A second reason is the “middle income trap,” a term introduced by the World Bank in 2006 to refer to developing economies which first grow rapidly, until wages rise to the point where a middle class emerges and has fewer babies.  In China, “urban couples, particularly those born after 1990, tend to value their independence and careers more than raising a family despite parental pressure to have children.  Surging living costs in big cities, where most Chinese now live, have also deterred couples from having children.”

Still another cause of this problem was self-induced.  According to Time, “The scale of the problem is partly due to the legacy of the one-child policy: history’s biggest social-engineering experiment… introduced in 1980 to reduce the number of hungry mouths to feed.”

Enforcement of the limit of one child per couple was harsh. “Corrupt and brutal family-planning officials demolished the homes of some who resisted. Women had their menstrual cycles recorded on blackboards, for all to see.
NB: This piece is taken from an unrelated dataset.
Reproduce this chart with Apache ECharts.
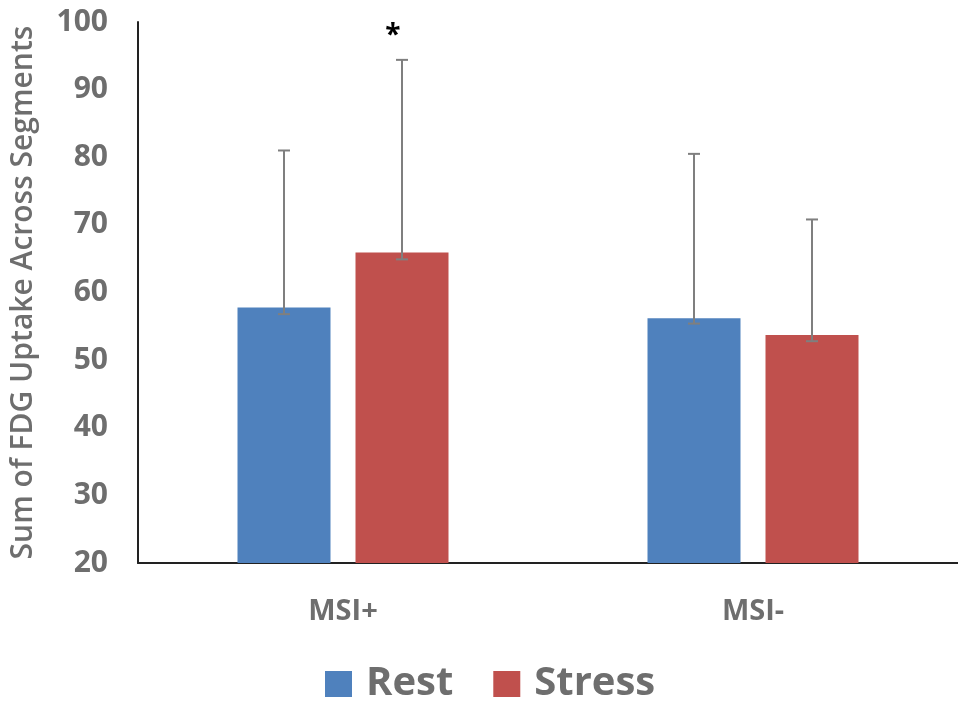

As birth quotas bit, gender ratios became more skewed by infanticide and sex-selective abortions of girls.”

When it became clear that this policy was interfering with long-term economic growth, in 2016 China changed the law to allow two children per couple.  This didn’t work, so a few months ago China again increased the limit, this time to three children per married couple.  On Weibo – one of China’s largest social media platforms – this latest change “was met with cynicism and ridicule. [As] one user wrote, ‘Whether you change the policy to five children or eight children, [high] housing prices are still the best sterilization tool.’”

The same day it announced the new three child policy, the Politburo also “said it would reduce the costs of education, improve maternity care and insurance and provide other support to families on housing and taxes… [and that] they would gradually raise the country’s retirement age, which is currently 60 for men and 55 for women.”

Many experts are skeptical that these new policies will make much difference.

As the Forbes article summed it up, this is not to argue that “China will disappear as a major power or that its economy will cease growing. It does say, however, that contrary to most media commentary today, the country’s growth rate will slow appreciably going forward, as will its pace of development and innovation. China will begin to resemble Japan in crucial ways, except that Japan got rich before it aged, whereas China, still not rich, will age first.”